Required task -> Leave out all pictures and give back precisely the lines from the line with "Give me the matplotlib source for this chart." to the line with "ha='center', va='center', fontsize=21.3)", including those two lines.
═══ Provided data
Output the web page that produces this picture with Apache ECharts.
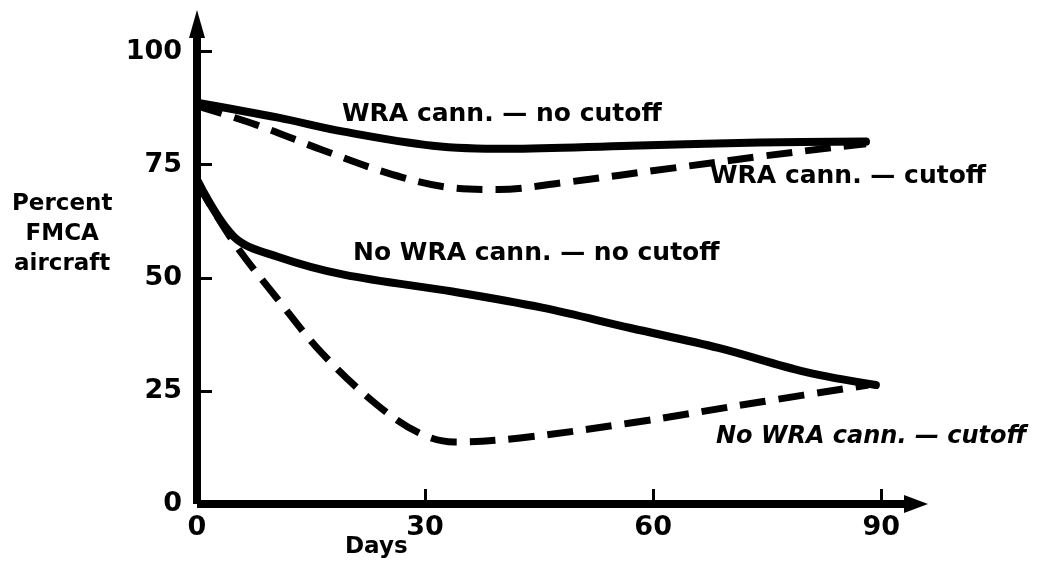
<!DOCTYPE html>
<html>
<head>
<meta charset="utf-8">
<script src="https://cdn.jsdelivr.net/npm/echarts@6/dist/echarts.min.js"></script>
<style>
html,body{margin:0;padding:0;background:#fff;}
#chart{width:1039px;height:567px;}
</style>
</head>
<body>
<div id="chart"></div>
<script>
// Days (x) and Percent FMCA aircraft (y)
const wraNoCutoff = [[0,88.7],[10.7,85.4],[19.3,82.3],[31,79.2],[40.8,78.5],[57,79.2],[74,79.9],[88,80.1]];
const wraCutoff = [[0,88],[7.8,83.8],[16.4,78.3],[25,73.2],[32.6,70.1],[39.6,69.5],[48,71],[62.8,74.3],[74,76.8],[84.7,79],[88,79.6]];
const noWraNoCutoff = [[0,71.7],[4.9,59],[10.7,54.6],[19.3,50.7],[33.8,46.9],[45.4,43.4],[57,38.9],[68.6,34.5],[80,29.2],[89.3,26.3]];
const noWraCutoff = [[0,71],[4.9,57.7],[10.7,45.1],[16.4,33.4],[23.4,22.3],[29.2,15.7],[33.8,13.7],[42.5,14.6],[57,17.9],[74.3,22.6],[88.3,26.3]];
const xTicks = [0,30,60,90];
const yTicks = [0,25,50,75,100];
const seriesNames = ['WRA cann. — no cutoff','WRA cann. — cutoff','No WRA cann. — no cutoff','No WRA cann. — cutoff'];
const xTitle = 'Days';
const yTitle = 'Percent\nFMCA\naircraft';

const chart = echarts.init(document.getElementById('chart'), null, {renderer:'canvas'});
const F = 'DejaVu Sans';
const solid = {color:'#000', width:8, type:'solid', cap:'round', join:'round'};
const dashed = {color:'#000', width:7, type:[26,13], cap:'butt', join:'round'};

chart.setOption({
  animation:false,
  backgroundColor:'#fff',
  grid:{left:197, right:135, top:38, bottom:63, containLabel:false},
  xAxis:{
    type:'value', min:0, max:93,
    splitLine:{show:false},
    axisLine:{show:true, onZero:true, symbol:['none','triangle'], symbolSize:[18,24], symbolOffset:[0,12], lineStyle:{color:'#000', width:8, cap:'butt'}},
    axisTick:{show:true, inside:true, length:15, customValues:[30,60,90], lineStyle:{color:'#000', width:3}},
    axisLabel:{show:true, customValues:xTicks, margin:10, color:'#000', fontFamily:F, fontWeight:'bold', fontSize:27}
  },
  yAxis:{
    type:'value', min:0, max:103,
    splitLine:{show:false},
    axisLine:{show:true, onZero:true, symbol:['none','triangle'], symbolSize:[16,28], symbolOffset:[0,14], lineStyle:{color:'#000', width:8, cap:'butt'}},
    axisTick:{show:true, inside:true, length:15, customValues:[25,50,75,100], lineStyle:{color:'#000', width:3}},
    axisLabel:{show:true, customValues:yTicks, margin:15, color:'#000', fontFamily:F, fontWeight:'bold', fontSize:27}
  },
  series:[
    {name:seriesNames[0], type:'line', data:wraNoCutoff, smooth:0.35, showSymbol:false, lineStyle:solid, z:5},
    {name:seriesNames[1], type:'line', data:wraCutoff, smooth:0.35, showSymbol:false, lineStyle:dashed, z:4},
    {name:seriesNames[2], type:'line', data:noWraNoCutoff, smooth:0.35, showSymbol:false, lineStyle:solid, z:5},
    {name:seriesNames[3], type:'line', data:noWraCutoff, smooth:0.35, showSymbol:false, lineStyle:dashed, z:4}
  ],
  graphic:[
    {type:'text', left:342, top:102, style:{text:seriesNames[0], fill:'#000', font:'bold 25px "DejaVu Sans"'}},
    {type:'text', left:710, top:164, style:{text:seriesNames[1], fill:'#000', font:'bold 25px "DejaVu Sans"'}},
    {type:'text', left:353, top:241, style:{text:seriesNames[2], fill:'#000', font:'bold 25px "DejaVu Sans"'}},
    {type:'text', left:716, top:425, style:{text:seriesNames[3], fill:'#000', font:'italic bold 24px "DejaVu Sans"'}},
    {type:'text', left:345, top:536, style:{text:xTitle, fill:'#000', font:'bold 23px "DejaVu Sans"'}},
    {type:'text', left:12, top:189, style:{text:yTitle, fill:'#000', font:'bold 23px "DejaVu Sans"', textAlign:'center', lineHeight:30}}
  ]
});
</script>
</body>
</html>
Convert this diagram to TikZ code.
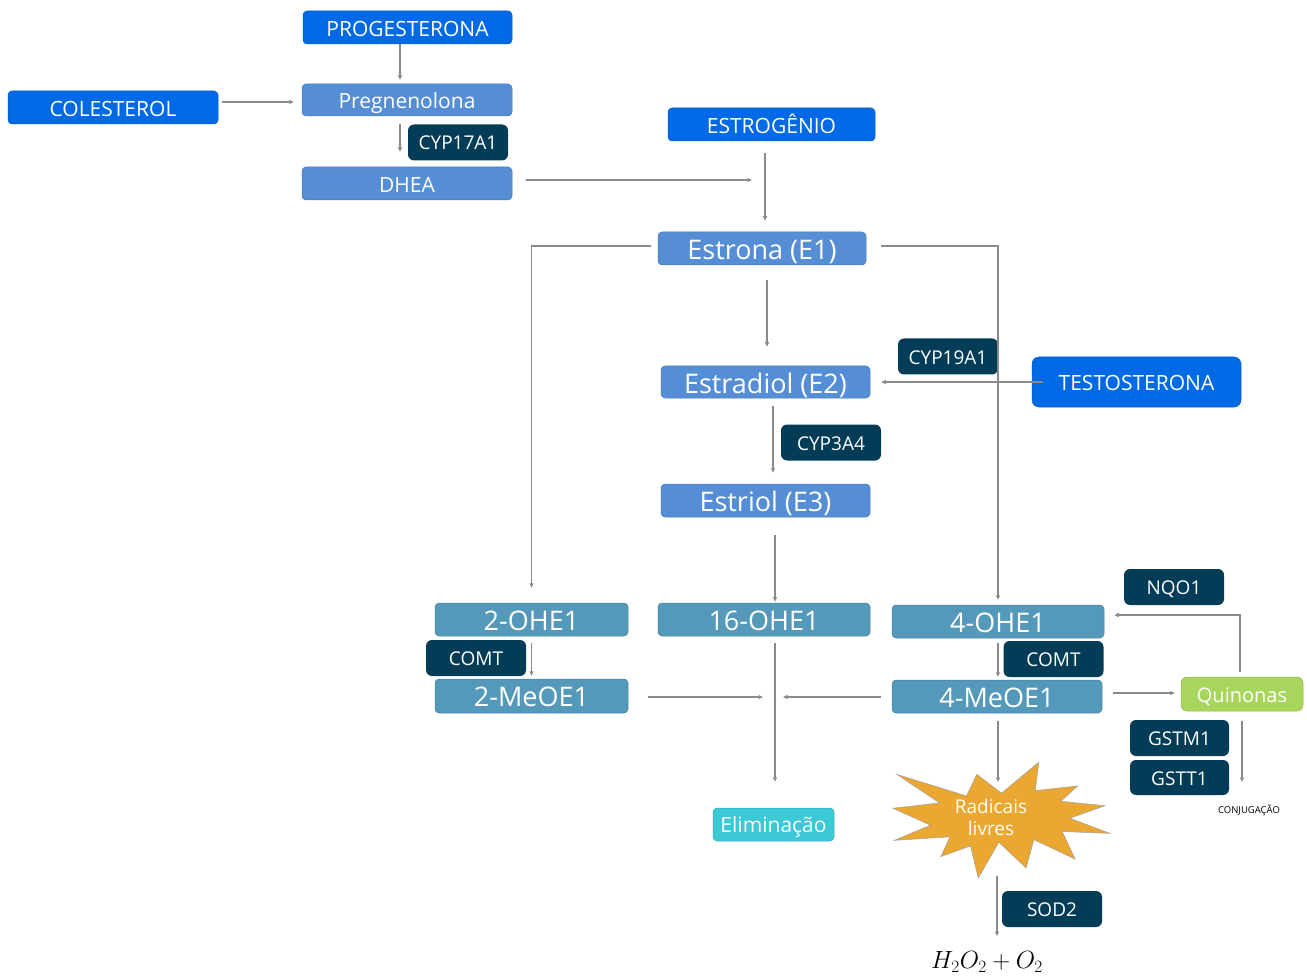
\documentclass[tikz,border=0pt]{standalone}
\usepackage{fontspec}
\setmainfont{Open Sans}
\usetikzlibrary{calc,arrows.meta}
\definecolor{cbright}{RGB}{0,106,230}
\definecolor{cmid}{RGB}{85,142,213}
\definecolor{cteal}{RGB}{84,153,186}
\definecolor{cdark}{RGB}{2,60,86}
\definecolor{celim}{RGB}{60,200,212}
\definecolor{cquin}{RGB}{168,214,92}
\definecolor{cstar}{RGB}{234,167,50}
\definecolor{carrow}{RGB}{138,138,138}
\tikzset{
  box/.style={inner sep=0pt, text=white, rounded corners=4pt, align=center, text depth=0pt},
  bright/.style={box, fill=cbright, draw=cbright!85!black, line width=0.5pt, font=\fontsize{21}{24}\selectfont, text height=17.5pt},
  mid/.style={box, fill=cmid, draw=cmid!85!black, line width=0.5pt, font=\fontsize{21}{24}\selectfont, text height=17.5pt},
  midbig/.style={mid, font=\fontsize{27}{30}\selectfont, text height=22.5pt},
  teal/.style={box, fill=cteal, draw=cteal!85!black, line width=0.5pt, font=\fontsize{27}{30}\selectfont, text height=21pt},
  enz/.style={box, fill=cdark, rounded corners=6pt, font=\fontsize{19}{22}\selectfont, text height=15pt, minimum width=100pt, minimum height=36pt},
  elimbox/.style={box, fill=celim, draw=celim!85!black, line width=0.5pt, font=\fontsize{21}{24}\selectfont, text height=16pt},
  quinbox/.style={box, fill=cquin, draw=cquin!85!black, line width=0.5pt, rounded corners=6pt, font=\fontsize{20}{23}\selectfont, text height=16pt},
  arr/.style={draw=carrow, line width=1.2pt, -{Triangle[length=4.5pt,width=4pt]}},
}
\begin{document}
\begin{tikzpicture}[x=1pt,y=-1pt]
\useasboundingbox (0,0) rectangle (1307,976);
% top
\node[bright, minimum width=209pt, minimum height=33pt] (prog) at (407.5,27.5) {PROGESTERONA};
\node[bright, minimum width=210pt, minimum height=33pt] (chol) at (113,107.5) {COLESTEROL};
\node[mid, minimum width=210pt, minimum height=32pt] (preg) at (407,100) {Pregnenolona};
\node[enz] (cyp17) at (458,142.5) {CYP17A1};
\node[mid, minimum width=210pt, minimum height=33pt] (dhea) at (407,183.5) {DHEA};
\node[bright, minimum width=207pt, minimum height=33pt] (estg) at (771.5,124.5) {ESTROGÊNIO};
% estrogens
\node[midbig, minimum width=208pt, minimum height=33pt] (e1) at (762,248.5) {Estrona (E1)};
\node[midbig, minimum width=209pt, minimum height=32pt] (e2) at (765.5,382) {Estradiol (E2)};
\node[enz] (cyp19) at (948,356.5) {CYP19A1};
\node[bright, rounded corners=7pt, minimum width=209pt, minimum height=50pt] (testo) at (1136.5,382) {TESTOSTERONA};
\node[enz] (cyp3a4) at (831,442.5) {CYP3A4};
\node[midbig, minimum width=209pt, minimum height=33pt] (e3) at (765.5,500.5) {Estriol (E3)};
% metabolites
\node[teal, minimum width=193pt, minimum height=33pt] (ohe2) at (531.5,619.5) {2-OHE1};
\node[teal, minimum width=212pt, minimum height=33pt] (ohe16) at (764,619.5) {16-OHE1};
\node[teal, minimum width=212pt, minimum height=33pt] (ohe4) at (998,621.5) {4-OHE1};
\node[enz] (comtl) at (476,658) {COMT};
\node[teal, minimum width=193pt, minimum height=34pt] (meo2) at (531.5,696) {2-MeOE1};
\node[enz] (comtr) at (1053.5,659) {COMT};
\node[teal, minimum width=210pt, minimum height=33pt] (meo4) at (997,696.5) {4-MeOE1};
\node[enz] (nqo1) at (1174,587) {NQO1};
\node[quinbox, minimum width=122pt, minimum height=34pt] (quin) at (1242,694) {Quinonas};
\node[enz, minimum width=99pt] (gstm1) at (1179.5,738) {GSTM1};
\node[enz, minimum width=99pt, minimum height=35pt] (gstt1) at (1179.5,777.5) {GSTT1};
\node[inner sep=0pt, font=\fontsize{9.5}{11}\selectfont] (conj) at (1249,810) {CONJUGAÇÃO};
\node[elimbox, minimum width=121pt, minimum height=33pt] (elim) at (773.5,824.5) {Eliminação};
% star
\begin{scope}[shift={(893,762)}, x=0.100463pt, y=-0.053704pt]
\filldraw[fill=cstar, draw=carrow!80, line width=0.5pt]
 (1080,580) -- (1452.2,0) -- (1415.5,532.5) -- (1838,445.7) -- (1670.2,731.5) -- (2109.7,813.7) -- (1760.7,1047.5) -- (2160,1329) -- (1683.7,1294.2) -- (1814.5,1809.5) -- (1402,1445.7) -- (1324.7,1973.7) -- (1053.2,1493.5) -- (848.5,2160) -- (771.5,1562.7) -- (476.2,1761.7) -- (566.7,1393.7) -- (13.5,1458.7) -- (372.2,1177.5) -- (0,861.5) -- (462.7,761.7) -- (37,229.5) -- (731.2,632) -- (835.2,229.5) -- cycle;
\end{scope}
\node[inner sep=0pt, text=white!95!yellow, align=center, font=\fontsize{19}{22}\selectfont] (rad) at (991,817) {Radicais\\livres};
\node[enz] (sod2) at (1052,909) {SOD2};
\node[inner sep=0pt, font=\fontsize{24}{26}\selectfont] (h2o2) at (987,962) {$H_2O_2+O_2$};
% free-end coordinates
\coordinate (c4) at (752,180);
\coordinate (c13) at (763,697);
\coordinate (c14) at (783,697);
% arrows
\draw[arr] ($(prog.south)+(-7.5,0)$) -- ($(preg.north)+(-7,-4)$);
\draw[arr] ($(chol.east)+(4,-5.5)$) -- ($(preg.west)+(-8,2)$);
\draw[arr] ($(preg.south)+(-7,8)$) -- ($(dhea.north)+(-7,-15)$);
\draw[arr] ($(dhea.east)+(14,-3.5)$) -- (c4);
\draw[arr] ($(estg.south)+(-6.5,12)$) -- ($(e1.north)+(3,-11)$);
\draw[arr] ($(e1.west)+(-7,-2.5)$) -| ($(ohe2.north)+(0,-15)$);
\draw[arr] ($(e1.east)+(15,-2.5)$) -| ($(ohe4.north)+(0,-5)$);
\draw[arr] ($(e1.south)+(5,15)$) -- ($(e2.north)+(1.5,-19)$);
\draw[arr] ($(testo.west)+(11,0)$) -- ($(e2.east)+(11,0)$);
\draw[arr] ($(e2.south)+(7.5,8)$) -- ($(e3.north)+(7.5,-11)$);
\draw[arr] ($(e3.south)+(9.5,18)$) -- ($(ohe16.north)+(11,-1)$);
\draw[arr] ($(ohe16.south)+(11,7)$) -- ($(elim.north)+(1.5,-26)$);
\draw[arr] ($(meo2.east)+(20,1)$) -- (c13);
\draw[arr] ($(meo4.west)+(-11,0.5)$) -- (c14);
\draw[arr] ($(ohe2.south)+(0,7)$) -- ($(meo2.north)+(0,-3)$);
\draw[arr] ($(ohe4.south)+(0,5)$) -- ($(meo4.north)+(1,-3)$);
\draw[arr] ($(meo4.east)+(11,-3.5)$) -- ($(quin.west)+(-6,-1)$);
\draw[arr] ($(quin.north)+(-2,-5)$) |- ($(ohe4.east)+(10,-6.5)$);
\draw[arr] ($(quin.south)+(0,10)$) -- ($(conj)+(-7,-28)$);
\draw[arr] ($(meo4.south)+(1,8)$) -- ($(rad)+(7,-35)$);
\draw[arr] ($(rad)+(6,59)$) -- ($(h2o2)+(10,-26)$);
\end{tikzpicture}
\end{document}
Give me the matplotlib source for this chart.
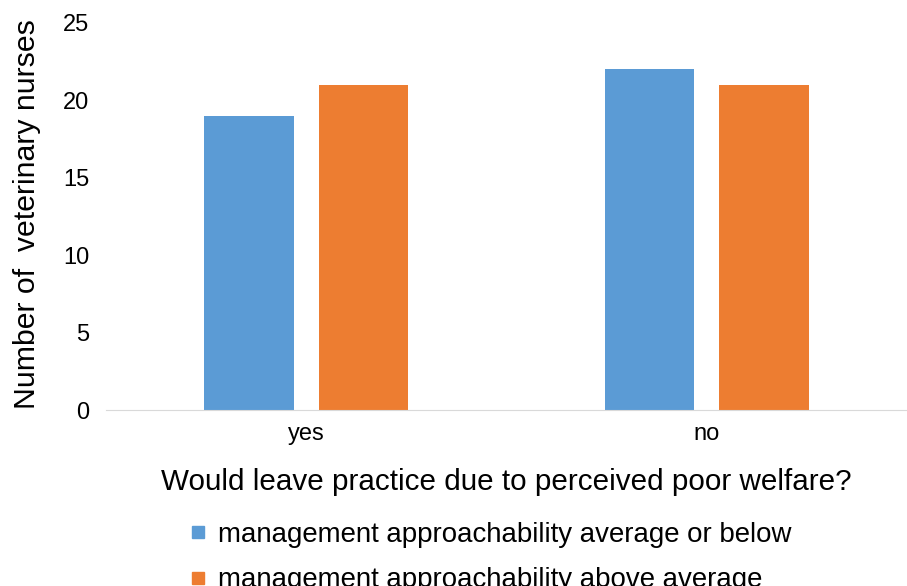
import matplotlib.pyplot as plt
import numpy as np
from matplotlib.lines import Line2D

plt.rcParams['font.family'] = ['Liberation Sans', 'DejaVu Sans']

# data
categories = ["yes", "no"]
below_avg = [19, 22]
above_avg = [21, 21]
series_names = ["management approachability average or below",
                "management approachability above average"]
colors = ["#5B9BD5", "#ED7D31"]

fig = plt.figure(figsize=(9.07, 5.86), dpi=100)
ax = fig.add_axes([0.117, 0.300, 0.883, 0.661])

x = np.arange(len(categories))
w = 0.224
ax.bar(x - 0.143, below_avg, w, color=colors[0])
ax.bar(x + 0.143, above_avg, w, color=colors[1])

ax.set_xlim(-0.5, 1.5)
ax.set_ylim(0, 25)
ax.set_yticks([0, 5, 10, 15, 20, 25])
ax.set_xticks(x)
ax.set_xticklabels(categories)
ax.tick_params(axis='both', length=0, labelsize=17, colors='black')
ax.tick_params(axis='y', pad=12)
ax.tick_params(axis='x', pad=9)
for s in ['top', 'right', 'left']:
    ax.spines[s].set_visible(False)
ax.spines['bottom'].set_color('#D9D9D9')

fig.text(0.030, 0.635, "Number of  veterinary nurses", rotation=90,
         ha='center', va='center', fontsize=21.8)
fig.text(0.558, 0.177, "Would leave practice due to perceived poor welfare?",
         ha='center', va='center', fontsize=21.3)

handles = [Line2D([], [], marker='s', linestyle='none', markersize=9,
                  markerfacecolor=c, markeredgecolor=c) for c in colors]
fig.legend(handles, series_names, loc='upper left',
           bbox_to_anchor=(0.2095, 0.110), frameon=False, fontsize=19.9,
           handlelength=0.6, handletextpad=0.42, labelspacing=0.72,
           borderaxespad=0, borderpad=0)

plt.savefig("out.png", dpi=100)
══════
Solution for this problem ->
Give me the matplotlib source for this chart.
import matplotlib.pyplot as plt
import numpy as np
from matplotlib.lines import Line2D

plt.rcParams['font.family'] = ['Liberation Sans', 'DejaVu Sans']

# data
categories = ["yes", "no"]
below_avg = [19, 22]
above_avg = [21, 21]
series_names = ["management approachability average or below",
                "management approachability above average"]
colors = ["#5B9BD5", "#ED7D31"]

fig = plt.figure(figsize=(9.07, 5.86), dpi=100)
ax = fig.add_axes([0.117, 0.300, 0.883, 0.661])

x = np.arange(len(categories))
w = 0.224
ax.bar(x - 0.143, below_avg, w, color=colors[0])
ax.bar(x + 0.143, above_avg, w, color=colors[1])

ax.set_xlim(-0.5, 1.5)
ax.set_ylim(0, 25)
ax.set_yticks([0, 5, 10, 15, 20, 25])
ax.set_xticks(x)
ax.set_xticklabels(categories)
ax.tick_params(axis='both', length=0, labelsize=17, colors='black')
ax.tick_params(axis='y', pad=12)
ax.tick_params(axis='x', pad=9)
for s in ['top', 'right', 'left']:
    ax.spines[s].set_visible(False)
ax.spines['bottom'].set_color('#D9D9D9')

fig.text(0.030, 0.635, "Number of  veterinary nurses", rotation=90,
         ha='center', va='center', fontsize=21.8)
fig.text(0.558, 0.177, "Would leave practice due to perceived poor welfare?",
         ha='center', va='center', fontsize=21.3)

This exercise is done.